## Your instructions
Only the lines from the start of the data to the line containing "import plotly.graph_objects as go", both included, should be output, exactly and without pictures.

═══ Supplied material

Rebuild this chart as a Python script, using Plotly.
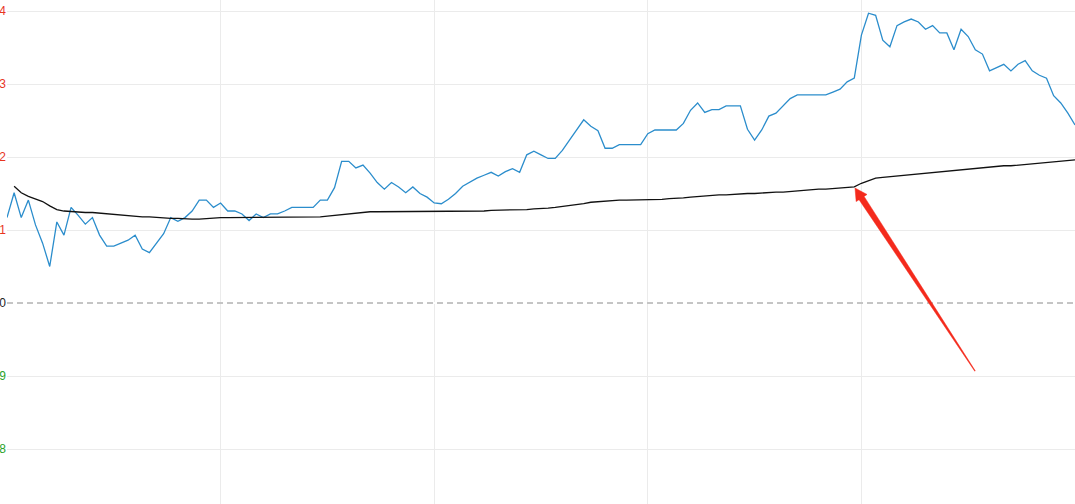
import plotly.graph_objects as go

# ---- data ----
price = [
    10.1117, 10.1151, 10.1117, 10.1141, 10.1107, 10.1082, 10.1050, 10.1111, 10.1093, 10.1131,
    10.1120, 10.1108, 10.1117, 10.1093, 10.1078, 10.1078, 10.1082, 10.1086, 10.1093, 10.1074,
    10.1069, 10.1082, 10.1095, 10.1117, 10.1112, 10.1117, 10.1126, 10.1141, 10.1141, 10.1131,
    10.1137, 10.1126, 10.1126, 10.1122, 10.1113, 10.1122, 10.1117, 10.1122, 10.1122, 10.1126,
    10.1131, 10.1131, 10.1131, 10.1131, 10.1141, 10.1141, 10.1158, 10.1194, 10.1194, 10.1185,
    10.1189, 10.1178, 10.1165, 10.1156, 10.1165, 10.1159, 10.1151, 10.1159, 10.1150, 10.1145,
    10.1137, 10.1136, 10.1142, 10.1150, 10.1160, 10.1166, 10.1171, 10.1175, 10.1179, 10.1174,
    10.1180, 10.1184, 10.1179, 10.1203, 10.1208, 10.1203, 10.1198, 10.1198, 10.1209, 10.1223,
    10.1237, 10.1251, 10.1242, 10.1236, 10.1212, 10.1212, 10.1217, 10.1217, 10.1217, 10.1217,
    10.1232, 10.1237, 10.1237, 10.1237, 10.1237, 10.1246, 10.1264, 10.1274, 10.1261, 10.1265,
    10.1265, 10.1270, 10.1270, 10.1270, 10.1238, 10.1223, 10.1237, 10.1256, 10.1260, 10.1270,
    10.1280, 10.1285, 10.1285, 10.1285, 10.1285, 10.1285, 10.1289, 10.1293, 10.1303, 10.1308,
    10.1367, 10.1397, 10.1394, 10.1360, 10.1351, 10.1380, 10.1385, 10.1389, 10.1385, 10.1375,
    10.1380, 10.1370, 10.1370, 10.1347, 10.1375, 10.1365, 10.1347, 10.1341, 10.1318, 10.1322,
    10.1327, 10.1318, 10.1327, 10.1332, 10.1318, 10.1312, 10.1308, 10.1284, 10.1274, 10.1260,
    10.1244,
]

avg_price = [
    None, 10.1160, 10.1151, 10.1146, 10.1142, 10.1139, 10.1133, 10.1128, 10.1126, 10.1125,
    10.1124, 10.1124, 10.1124, 10.1123, 10.1122, 10.1121, 10.1120, 10.1119, 10.1119, 10.1118,
    10.1118, 10.1117, 10.1117, 10.1116, 10.1116, 10.1115, 10.1115, 10.1115, 10.1116, 10.1116,
    10.1117, 10.1117, 10.1117, 10.1117, 10.1117, 10.1117, 10.1117, 10.1117, 10.1117, 10.1117,
    10.1117, 10.1117, 10.1118, 10.1118, 10.1118, 10.1119, 10.1120, 10.1122, 10.1123, 10.1124,
    10.1124, 10.1125, 10.1125, 10.1125, 10.1125, 10.1125, 10.1125, 10.1126, 10.1126, 10.1126,
    10.1126, 10.1126, 10.1126, 10.1126, 10.1126, 10.1126, 10.1126, 10.1126, 10.1127, 10.1127,
    10.1127, 10.1127, 10.1127, 10.1128, 10.1129, 10.1129, 10.1130, 10.1131, 10.1132, 10.1133,
    10.1134, 10.1136, 10.1138, 10.1139, 10.1140, 10.1140, 10.1141, 10.1141, 10.1141, 10.1142,
    10.1142, 10.1142, 10.1142, 10.1143, 10.1143, 10.1144, 10.1145, 10.1146, 10.1147, 10.1147,
    10.1148, 10.1148, 10.1149, 10.1149, 10.1150, 10.1150, 10.1151, 10.1152, 10.1152, 10.1152,
    10.1153, 10.1154, 10.1155, 10.1155, 10.1156, 10.1156, 10.1157, 10.1157, 10.1158, 10.1159,
    10.1164, 10.1168, 10.1171, 10.1172, 10.1173, 10.1174, 10.1174, 10.1175, 10.1176, 10.1178,
    10.1179, 10.1180, 10.1181, 10.1182, 10.1183, 10.1184, 10.1185, 10.1185, 10.1186, 10.1187,
    10.1188, 10.1188, 10.1189, 10.1190, 10.1190, 10.1191, 10.1192, 10.1193, 10.1194, 10.1195,
    10.1196,
]

minute_index = list(range(len(price)))

prev_close = 10.10
tick_values = [10.14, 10.13, 10.12, 10.11, 10.10, 10.09, 10.08]
tick_labels = ["4", "3", "2", "1", "0", "9", "8"]
tick_colors = ["#e8351f", "#e8351f", "#e8351f", "#e8351f", "#222222", "#2aa32a", "#2aa32a"]

# ---- layout geometry ----
W, H = 1075, 504
ML = 7

fig = go.Figure()
fig.add_trace(go.Scatter(
    x=minute_index, y=price, mode="lines",
    line=dict(color="#2b8dcc", width=1.3), showlegend=False, hoverinfo="skip",
))
fig.add_trace(go.Scatter(
    x=minute_index, y=avg_price, mode="lines",
    line=dict(color="#111111", width=1.3), showlegend=False, hoverinfo="skip",
))

# dashed previous-close line (white underlay hides the grid line)
fig.add_shape(type="line", xref="paper", yref="y", x0=0, x1=1, y0=prev_close, y1=prev_close,
              line=dict(color="white", width=2), layer="above")
fig.add_shape(type="line", xref="paper", yref="y", x0=0, x1=1, y0=prev_close, y1=prev_close,
              line=dict(color="#8a8a8a", width=1, dash="6px,4px"), layer="above")

# red tapering arrow (decoration, pixel geometry -> paper coords)
def to_paper(px, py):
    return (px - ML) / (W - ML), 1 - py / H

tip = (855.0, 188.0)
tail = (975.0, 371.0)
dx, dy = tail[0] - tip[0], tail[1] - tip[1]
L = (dx * dx + dy * dy) ** 0.5
ux, uy = dx / L, dy / L
nx, ny = uy, -ux
base = (tip[0] + 12 * ux, tip[1] + 12 * uy)
pts = [
    tip,
    (base[0] + 6.5 * nx, base[1] + 6.5 * ny),
    (base[0] + 3.0 * nx, base[1] + 3.0 * ny),
    (tail[0] + 0.3 * nx, tail[1] + 0.3 * ny),
    (tail[0] - 0.3 * nx, tail[1] - 0.3 * ny),
    (base[0] - 3.0 * nx, base[1] - 3.0 * ny),
    (base[0] - 6.5 * nx, base[1] - 6.5 * ny),
]
path = ""
for k, (px, py) in enumerate(pts):
    xp, yp = to_paper(px, py)
    path += ("M" if k == 0 else "L") + f"{xp:.5f},{yp:.5f} "
path += "Z"
fig.add_shape(type="path", xref="paper", yref="paper", path=path,
              fillcolor="#f42a1c", line=dict(color="#f42a1c", width=0.5), layer="above")

y_top = prev_close + 0.01 * 303 / 73
y_bot = prev_close - 0.01 * (H - 303) / 73

fig.update_layout(
    width=W, height=H,
    margin=dict(l=ML, r=0, t=0, b=0, autoexpand=False),
    paper_bgcolor="white", plot_bgcolor="white",
    font=dict(family="Liberation Sans, Arial, sans-serif", size=12),
    xaxis=dict(range=[0, len(price) - 1], tickvals=list(range(30, len(price) - 1, 30)),
               showticklabels=False, showgrid=True, gridcolor="#ebebeb", gridwidth=1,
               zeroline=False, showline=False, ticks="", automargin=False),
    yaxis=dict(range=[y_bot, y_top], tickvals=tick_values,
               ticktext=[f"<span style='color:{c}'>{t}</span>" for t, c in zip(tick_labels, tick_colors)],
               showgrid=True, gridcolor="#ebebeb", gridwidth=1, zeroline=False,
               showline=False, ticks="", tickfont=dict(size=12), automargin=False),
)

fig.write_html("out.html", config={"displayModeBar": False, "staticPlot": True})

# remove the browser's default 8px page margin so the figure fills the window
with open("out.html", "r", encoding="utf-8") as f:
    html = f.read()
html = html.replace("<body>", "<body style=\"margin:0;padding:0;overflow:hidden\">", 1)
with open("out.html", "w", encoding="utf-8") as f:
    f.write(html)
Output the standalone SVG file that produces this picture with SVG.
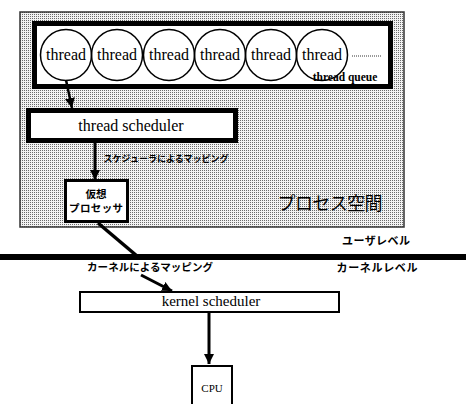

══════

## Worked answer
Rebuild this chart as a Python script, using Plotly.
import plotly.graph_objects as go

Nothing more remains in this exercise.